● **WRITTEN TASK**
Set down the lines that begin at the top of the records and end with the line containing "800, 900, 1000]", and drop every picture.

● **WORKING DATA**
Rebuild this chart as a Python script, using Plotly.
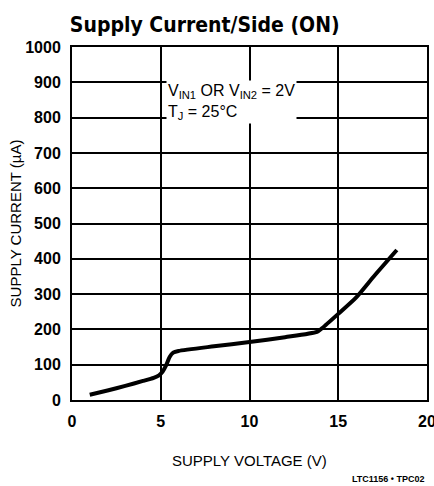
import plotly.graph_objects as go

# Data
supply_voltage = [1.0, 2.0, 3.0, 4.0, 4.6, 4.9, 5.1, 5.3, 5.5, 5.7, 6.0, 8.0, 10.0, 12.0, 13.8, 14.1, 15.0, 16.0, 17.0, 18.3]
supply_current = [15, 27, 40, 54, 63, 70, 80, 98, 122, 134, 139, 152, 164, 178, 193, 204, 244, 290, 350, 425]

x_ticks = [0, 5, 10, 15, 20]
y_ticks = [0, 100, 200, 300, 400, 500, 600, 700, 800, 900, 1000]

FONT = "DejaVu Sans Condensed, Liberation Sans Narrow, Liberation Sans, Arial, sans-serif"
TFONT = "Liberation Sans, Arial, sans-serif"

fig = go.Figure()
fig.add_trace(go.Scatter(
    x=supply_voltage, y=supply_current, mode="lines",
    line=dict(color="black", width=4, shape="spline", smoothing=0.6),
    hoverinfo="skip", showlegend=False,
))

fig.update_layout(
    width=434, height=486,
    margin=dict(l=72, r=7, t=47, b=86),
    paper_bgcolor="white", plot_bgcolor="white",
    font=dict(family=TFONT, color="black"),
    title=dict(text="<b>Supply Current/Side (ON)</b>", x=0.161, xref="container", xanchor="left",
               y=0.95, yref="container", yanchor="middle",
               font=dict(size=21, family=FONT, color="black")),
    xaxis=dict(range=[0, 20], tickvals=x_ticks, ticktext=[str(t) for t in x_ticks],
               showgrid=True, gridcolor="black", gridwidth=1.5,
               showline=True, linecolor="black", linewidth=2, mirror=True,
               zeroline=False, ticks="", ticklabelstandoff=6, automargin=False,
               ticklabeloverflow="allow",
               tickfont=dict(size=16, family=TFONT, weight="bold")),
    yaxis=dict(range=[0, 1000], tickvals=y_ticks, ticktext=[str(t) for t in y_ticks],
               showgrid=True, gridcolor="black", gridwidth=1.5,
               showline=True, linecolor="black", linewidth=2, mirror=True,
               zeroline=False, ticks="", ticklabelstandoff=6, automargin=False,
               tickfont=dict(size=16, family=TFONT, weight="bold")),
    annotations=[
        dict(text="SUPPLY CURRENT (µA)", xref="paper", yref="paper",
             x=-0.158, y=0.5, textangle=-90, showarrow=False,
             font=dict(size=15, family=TFONT), xanchor="center", yanchor="middle"),
        dict(text="SUPPLY VOLTAGE (V)", xref="paper", yref="paper",
             x=0.5, y=-0.17, showarrow=False,
             font=dict(size=15, family=TFONT), xanchor="center", yanchor="middle"),
        dict(text="<b>LTC1156 • TPC02</b>", xref="paper", yref="paper",
             x=1.0, y=-0.223, showarrow=False,
             font=dict(size=9, family=TFONT),
             xanchor="right", yanchor="middle"),
        dict(text="V<sub>IN1</sub> OR V<sub>IN2</sub> = 2V<br>T<sub>J</sub> = 25°C",
             xref="x", yref="y", x=5.3, y=845, showarrow=False, align="left",
             xanchor="left", yanchor="middle", bgcolor="white",
             font=dict(size=16, family=TFONT)),
    ],
)

fig.write_html("out.html", config={"displayModeBar": False},
               post_script="document.body.style.margin='0';")
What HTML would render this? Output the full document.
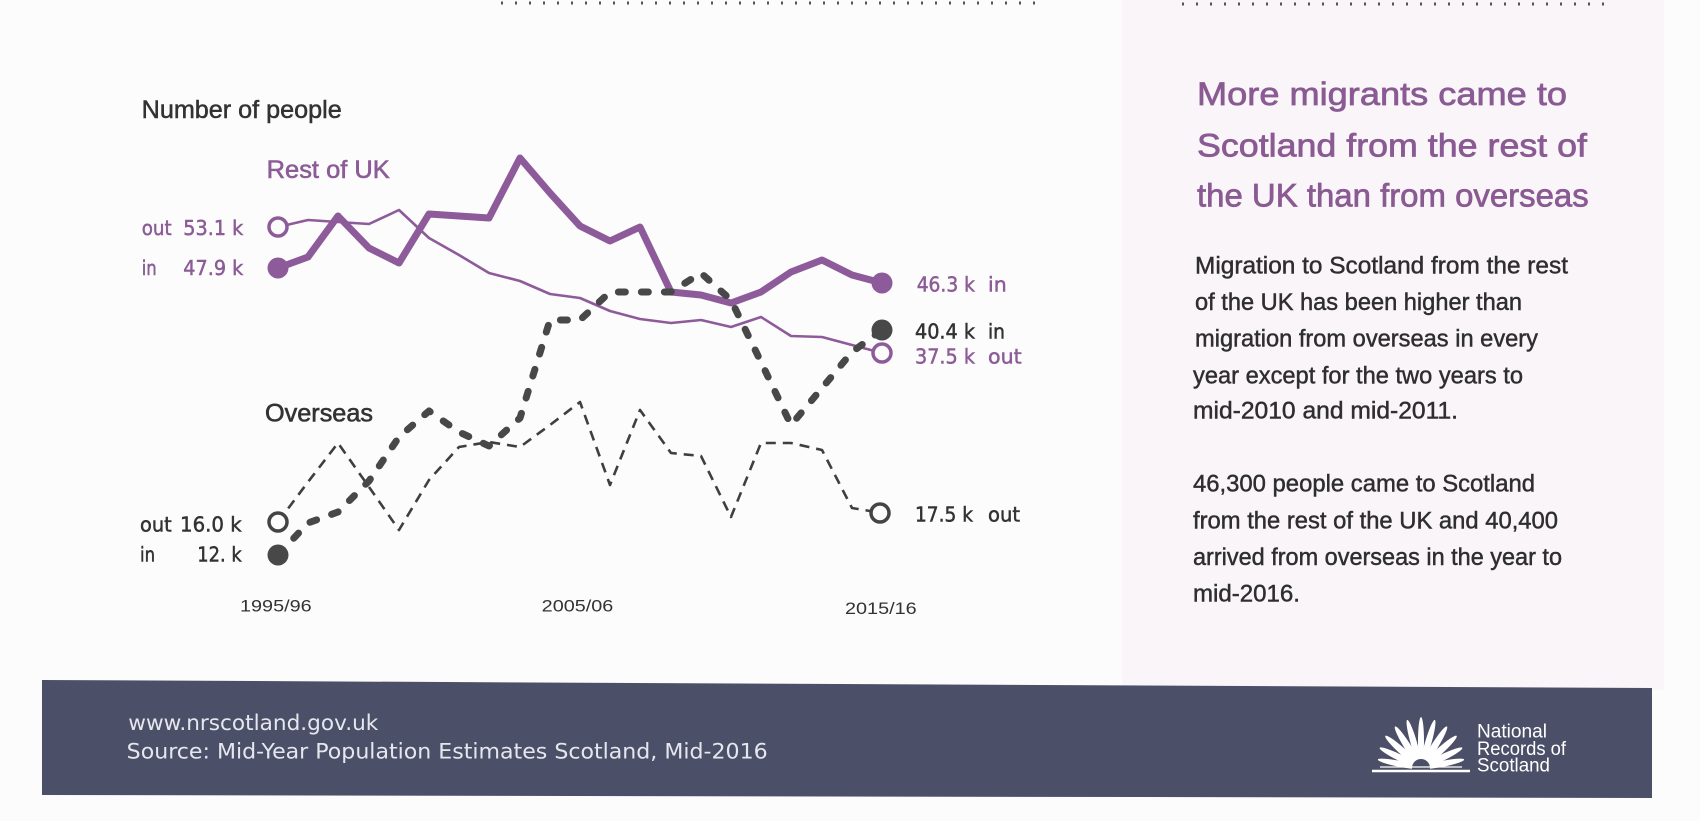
<!DOCTYPE html>
<html>
<head>
<meta charset="utf-8">
<style>
html,body{margin:0;padding:0;background:#fdfcfd;}
svg{display:block;}
text{font-family:"Liberation Sans","DejaVu Sans",sans-serif;}
.num{font-family:"DejaVu Sans","Liberation Sans",sans-serif;font-size:20px;}
</style>
</head>
<body>
<svg width="1700" height="821" viewBox="0 0 1700 821" xmlns="http://www.w3.org/2000/svg">
  <!-- backgrounds -->
  <rect x="0" y="0" width="1700" height="821" fill="#fdfcfd"/>
  <rect x="1122" y="0" width="542" height="690" fill="#f9f5f9"/>

  <!-- top dotted rules -->
  <line x1="501" y1="3" x2="1035" y2="3" stroke="#555" stroke-width="3" stroke-dasharray="2 12"/>
  <line x1="1182" y1="4" x2="1607" y2="4" stroke="#555" stroke-width="3" stroke-dasharray="2 12"/>

  <!-- chart title -->
  <text x="141.7" y="118" font-size="25" fill="#333" stroke="#333" stroke-width="0.5" textLength="200" lengthAdjust="spacingAndGlyphs">Number of people</text>
  <text x="266.7" y="178" font-size="25" fill="#8c5c97" stroke="#8c5c97" stroke-width="0.6" textLength="123" lengthAdjust="spacingAndGlyphs">Rest of UK</text>
  <text x="265" y="421.7" font-size="25" fill="#333" stroke="#333" stroke-width="0.6" textLength="108" lengthAdjust="spacingAndGlyphs">Overseas</text>

  <!-- left labels -->
  <g stroke-width="0.5">
  <text class="num" x="141.7" y="235" fill="#8c5c97" stroke="#8c5c97" textLength="30" lengthAdjust="spacingAndGlyphs">out</text>
  <text class="num" x="183.3" y="235" fill="#8c5c97" stroke="#8c5c97" textLength="60" lengthAdjust="spacingAndGlyphs">53.1 k</text>
  <text class="num" x="141.7" y="275" fill="#8c5c97" stroke="#8c5c97" textLength="15" lengthAdjust="spacingAndGlyphs">in</text>
  <text class="num" x="183.3" y="275" fill="#8c5c97" stroke="#8c5c97" textLength="60" lengthAdjust="spacingAndGlyphs">47.9 k</text>

  <text class="num" x="140" y="531.7" fill="#333" stroke="#333" textLength="31.7" lengthAdjust="spacingAndGlyphs">out</text>
  <text class="num" x="180" y="531.7" fill="#333" stroke="#333" textLength="61.7" lengthAdjust="spacingAndGlyphs">16.0 k</text>
  <text class="num" x="140" y="561.7" fill="#333" stroke="#333" textLength="15" lengthAdjust="spacingAndGlyphs">in</text>
  <text class="num" x="197.3" y="561.7" fill="#333" stroke="#333" textLength="44.4" lengthAdjust="spacingAndGlyphs">12. k</text>

  <!-- right labels -->
  <text class="num" x="916.7" y="291.7" fill="#8c5c97" stroke="#8c5c97" textLength="58.3" lengthAdjust="spacingAndGlyphs">46.3 k</text>
  <text class="num" x="988" y="291.7" fill="#8c5c97" stroke="#8c5c97" textLength="18.7" lengthAdjust="spacingAndGlyphs">in</text>
  <text class="num" x="915" y="338.3" fill="#333" stroke="#333" textLength="60" lengthAdjust="spacingAndGlyphs">40.4 k</text>
  <text class="num" x="988" y="338.3" fill="#333" stroke="#333" textLength="17" lengthAdjust="spacingAndGlyphs">in</text>
  <text class="num" x="915" y="363.3" fill="#8c5c97" stroke="#8c5c97" textLength="60" lengthAdjust="spacingAndGlyphs">37.5 k</text>
  <text class="num" x="988" y="363.3" fill="#8c5c97" stroke="#8c5c97" textLength="33.7" lengthAdjust="spacingAndGlyphs">out</text>
  <text class="num" x="915" y="521.7" fill="#333" stroke="#333" textLength="58" lengthAdjust="spacingAndGlyphs">17.5 k</text>
  <text class="num" x="988" y="521.7" fill="#333" stroke="#333" textLength="32" lengthAdjust="spacingAndGlyphs">out</text>
  </g>

  <!-- x axis labels -->
  <text x="240" y="611.7" font-size="17" fill="#333" textLength="71.7" lengthAdjust="spacingAndGlyphs">1995/96</text>
  <text x="541.7" y="611.7" font-size="17" fill="#333" textLength="71.6" lengthAdjust="spacingAndGlyphs">2005/06</text>
  <text x="845" y="614" font-size="17" fill="#333" textLength="71.7" lengthAdjust="spacingAndGlyphs">2015/16</text>

  <!-- Overseas out (thin dashed) -->
  <polyline fill="none" stroke="#3f3f3f" stroke-width="2.6" stroke-dasharray="10 7" stroke-linejoin="round"
    points="278,522 308,482 338,443 369,487 399,530 429,480 459,447 489,442 520,447 550,425 580,402 610,485 640,410 671,453 701,456 731,517 761,443 791,443 822,450 852,508 882,513"/>

  <!-- Rest of UK out (thin) -->
  <polyline fill="none" stroke="#8e5b9a" stroke-width="2.6" stroke-linejoin="round"
    points="278,227 308,220 338,222 369,224 399,210 429,238 459,255 489,273 520,281 550,294 580,298 610,311 640,319 671,323 701,320 731,327 761,317 791,336 822,337 852,345 882,353"/>

  <!-- Rest of UK in (thick) -->
  <polyline fill="none" stroke="#8e5b9a" stroke-width="7" stroke-linejoin="round" stroke-linecap="round"
    points="278,268 308,257 338,216 369,248 399,263 429,214 459,216 489,218 520,158 550,193 580,226 610,241 640,227 671,292 701,295 731,303 761,292 791,272 822,260 852,275 882,283"/>

  <!-- Overseas in (thick dashed) -->
  <polyline fill="none" stroke="#484848" stroke-width="7" stroke-dasharray="7 16" stroke-linecap="round" stroke-linejoin="round"
    points="278,555 308,523 338,512 369,481 399,437 429,411 459,432 489,446 520,418 550,320 580,320 610,292 640,292 671,292 701,273 731,300 761,362 791,425 822,388 852,352 882,330"/>

  <!-- end markers -->
  <circle cx="278" cy="227" r="9" fill="#fdfcfd" stroke="#8e5b9a" stroke-width="3.5"/>
  <circle cx="278" cy="268" r="10.5" fill="#8e5b9a"/>
  <circle cx="882" cy="283" r="10.5" fill="#8e5b9a"/>
  <circle cx="882" cy="353" r="9" fill="#fdfcfd" stroke="#8e5b9a" stroke-width="3.5"/>
  <circle cx="278" cy="522" r="9" fill="#fdfcfd" stroke="#444" stroke-width="3.5"/>
  <circle cx="278" cy="555" r="10.5" fill="#484848"/>
  <circle cx="882" cy="330" r="10.5" fill="#484848"/>
  <circle cx="880" cy="513" r="9" fill="#fdfcfd" stroke="#444" stroke-width="3.5"/>

  <!-- right panel title -->
  <g font-size="32" fill="#8a5a93" stroke="#8a5a93" stroke-width="0.7">
    <text x="1197" y="105" textLength="370" lengthAdjust="spacingAndGlyphs">More migrants came to</text>
    <text x="1197" y="156.7" textLength="390" lengthAdjust="spacingAndGlyphs">Scotland from the rest of</text>
    <text x="1197" y="206.7" textLength="391.7" lengthAdjust="spacingAndGlyphs">the UK than from overseas</text>
  </g>

  <!-- right panel body -->
  <g font-size="24" fill="#2e2e2e" stroke="#2e2e2e" stroke-width="0.45">
    <text x="1195" y="273.3" textLength="373" lengthAdjust="spacingAndGlyphs">Migration to Scotland from the rest</text>
    <text x="1195" y="310" textLength="327" lengthAdjust="spacingAndGlyphs">of the UK has been higher than</text>
    <text x="1195" y="346.7" textLength="343" lengthAdjust="spacingAndGlyphs">migration from overseas in every</text>
    <text x="1193" y="383.3" textLength="330" lengthAdjust="spacingAndGlyphs">year except for the two years to</text>
    <text x="1193" y="418.3" textLength="265" lengthAdjust="spacingAndGlyphs">mid-2010 and mid-2011.</text>
    <text x="1193" y="491.7" textLength="342" lengthAdjust="spacingAndGlyphs">46,300 people came to Scotland</text>
    <text x="1193" y="528.3" textLength="365" lengthAdjust="spacingAndGlyphs">from the rest of the UK and 40,400</text>
    <text x="1193" y="565" textLength="369" lengthAdjust="spacingAndGlyphs">arrived from overseas in the year to</text>
    <text x="1193" y="601.7" textLength="107" lengthAdjust="spacingAndGlyphs">mid-2016.</text>
  </g>

  <!-- footer band -->
  <polygon points="42,680 1652,688 1652,798 42,795" fill="#4b5068"/>
  <text x="128.3" y="730" font-size="21" fill="#e6e7ee" style="font-family:'DejaVu Sans','Liberation Sans',sans-serif" textLength="250" lengthAdjust="spacingAndGlyphs">www.nrscotland.gov.uk</text>
  <text x="126.7" y="758.3" font-size="21" fill="#e6e7ee" style="font-family:'DejaVu Sans','Liberation Sans',sans-serif" textLength="641" lengthAdjust="spacingAndGlyphs">Source: Mid-Year Population Estimates Scotland, Mid-2016</text>

  <!-- logo fan -->
  <g fill="#ffffff">
    <ellipse cx="1421" cy="741" rx="3" ry="24" transform="rotate(0 1421 768)"/>
    <ellipse cx="1421" cy="742" rx="3.2" ry="24" transform="rotate(-16 1421 768)"/>
    <ellipse cx="1421" cy="742" rx="3.2" ry="24" transform="rotate(16 1421 768)"/>
    <ellipse cx="1421" cy="743" rx="3.4" ry="24" transform="rotate(-32 1421 768)"/>
    <ellipse cx="1421" cy="743" rx="3.4" ry="24" transform="rotate(32 1421 768)"/>
    <ellipse cx="1421" cy="744" rx="3.4" ry="24" transform="rotate(-48 1421 768)"/>
    <ellipse cx="1421" cy="744" rx="3.4" ry="24" transform="rotate(48 1421 768)"/>
    <ellipse cx="1421" cy="745" rx="3.2" ry="23" transform="rotate(-64 1421 768)"/>
    <ellipse cx="1421" cy="745" rx="3.2" ry="23" transform="rotate(64 1421 768)"/>
    <ellipse cx="1421" cy="746" rx="3" ry="22" transform="rotate(-79 1421 768)"/>
    <ellipse cx="1421" cy="746" rx="3" ry="22" transform="rotate(79 1421 768)"/>
  </g>
  <circle cx="1421" cy="768" r="9" fill="#4b5068"/>
  <line x1="1372" y1="771" x2="1470" y2="771" stroke="#fff" stroke-width="2.5"/>
  <line x1="1380" y1="767" x2="1462" y2="767" stroke="#fff" stroke-width="1.3"/>
  <g font-size="19" fill="#ffffff">
    <text x="1477" y="737.3" textLength="70" lengthAdjust="spacingAndGlyphs">National</text>
    <text x="1477" y="755" textLength="89" lengthAdjust="spacingAndGlyphs">Records of</text>
    <text x="1477" y="771.7" textLength="73" lengthAdjust="spacingAndGlyphs">Scotland</text>
  </g>
</svg>
</body>
</html>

● **SOLUTION TO THIS PROBLEM**
Rebuild this chart as a Python script, using Plotly.
import plotly.graph_objects as go

# Data
supply_voltage = [1.0, 2.0, 3.0, 4.0, 4.6, 4.9, 5.1, 5.3, 5.5, 5.7, 6.0, 8.0, 10.0, 12.0, 13.8, 14.1, 15.0, 16.0, 17.0, 18.3]
supply_current = [15, 27, 40, 54, 63, 70, 80, 98, 122, 134, 139, 152, 164, 178, 193, 204, 244, 290, 350, 425]

x_ticks = [0, 5, 10, 15, 20]
y_ticks = [0, 100, 200, 300, 400, 500, 600, 700, 800, 900, 1000]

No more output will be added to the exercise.